Praise For The Life and Opinions of Amy Finawitz…

“Entertaining…genuinely funny…” –Publishers Weekly

"...value and sweetness."–Kirkus Reviews

Laura Toffler-Corrie

A MENTOR WHO INSPIRED ME:


In my early twenties, I decided to return to graduate school and pursue a degree in Dramatic Writing at New York University. I was excited but also terrified. Did I have the courage to share my work? Did I have talent? Could I succeed? On the first day of class, cowered by my insecurities, I decided that the best approach was a cautious one. I would sit in the back of the room and say very little.

However, the professor, Lee Kalcheim, had other ideas. His class was going to be a full participation experience. We would spend the semester writing and sharing our work. At the end, we would mount our own one act play to be performed in front of an audience. When I heard that, it took everything I had not to run out the door and never look back.

Somehow, week after week, I screwed up the nerve to write and present new work and, week after week, Lee was supportive. He encouraged me to develop my writing voice, he laughed at the funny bits and offered supportive criticism when needed. He taught me about character and plot and dialogue. Through his gentle guidance and the supportive atmosphere he created in class, my work improved and my confidence bloomed.

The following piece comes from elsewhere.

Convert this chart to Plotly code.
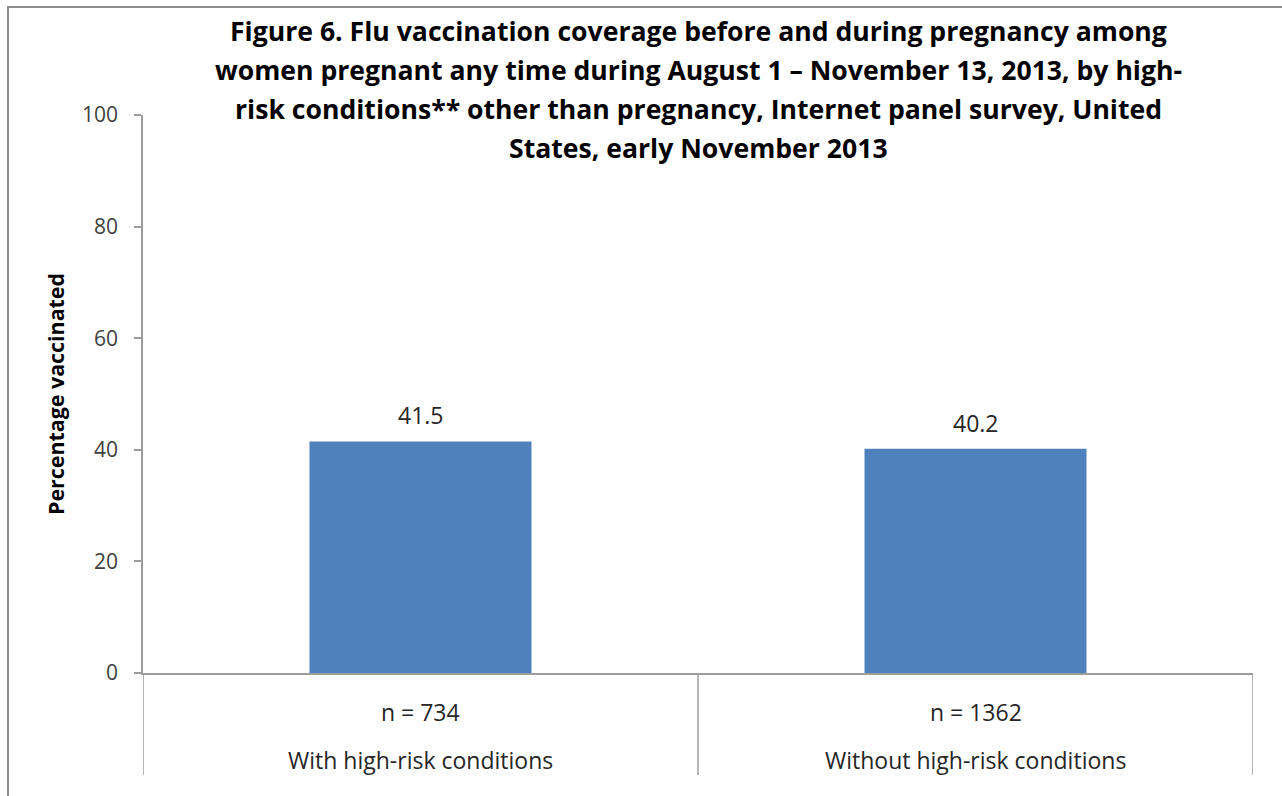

On the last day, I did indeed mount my own one act play, in a professional, black box theatre, in front of an audience; one of the most frightening, and exhilarating experiences of my life.


I believe that Lee’s support was instrumental in giving me the courage to pursue a career in writing, with all its attendant rejection and disappointments, and to achieve my dream of being a professional author.


As far as the author goes, she’s pretty hilarious and quirky, too! ;-) THANKS, so much, Laura, for gracing us with your presence here on Mentor Mondays!